月110万の利益を出すためにはカウンセリング1回の利益が2,000円の場合、月550回もの件数が最低でも必要になります。負債の返済や新規事業も考えるとこれではとても足りません。実際には仮定よりも費用はかかることでしょう。オンラインカウンセリングは導入時にかなりの経費を費やしますので軌道にのるまでは赤字が続いてもおかしくありません。

少なくとも私の周りには搾取をして贅沢の限りをつくしている経営者はいません。どなたも熱く利用者やスタッフのことを考えながら仕事をされています。

委託スタッフから見た報酬

私は経営者でありながら別の機関では外部委託スタッフとすて働いています。報酬は50%だと仮定します。事前準備や記録作成も考えると、やや少なく感じることもあります。スクールカウンセラーの報酬と比較しては、自身の報酬も上げてほしいと思うこともあります。大学院まで出て研鑽も沢山重ねてきたとの想いも影響しているかもしれません。そんな時、あのポストを見たならばきっと賛同することでしょう。

ジレンマ

高い専門性があるのであればカウンセリング料金の単価を上げれば良いのです。しかしどこかで料金を上げることに抵抗を感じる部分もあります。クライエントさんの負担を減らすためにも料金は下げたいがそうなるとカウンセラーへの報酬は少なくなる。このバランスがとっても難しいのです。

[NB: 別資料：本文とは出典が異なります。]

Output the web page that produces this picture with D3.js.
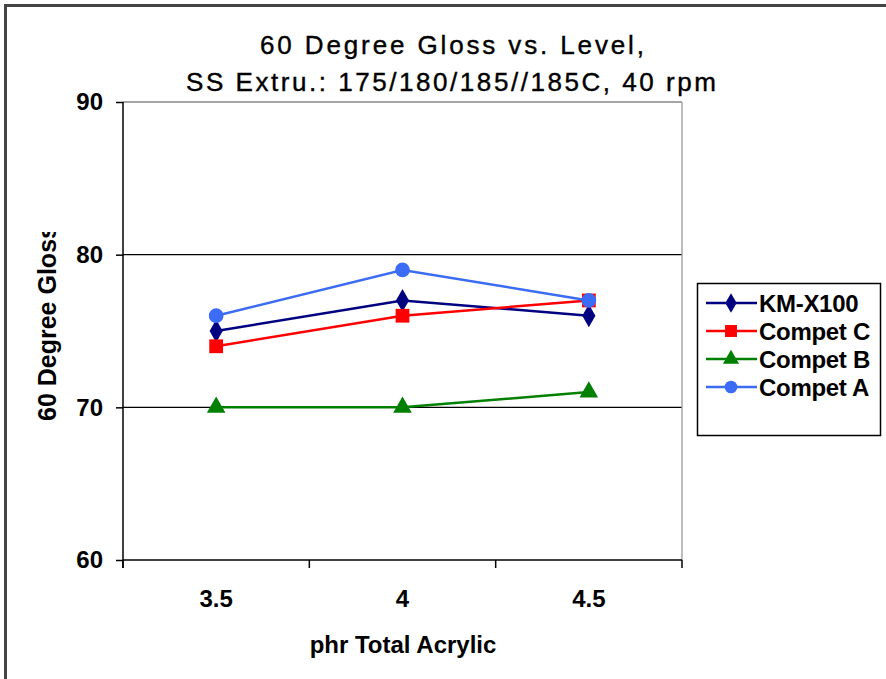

認知行動療法カウンセリングセンターの出した今現在の答え

カウンセリング料金を抑えつつスタッフへの報酬を増やすための方法として認知行動療法カウンセリングセンターでは多店舗経営するという方法を考えました。店舗数を増やし利用いただける機会が増えると単価を抑えることができます。いつの日かジレンマを乗り越えた誰にとっても良い場所にしていきたいと考えています。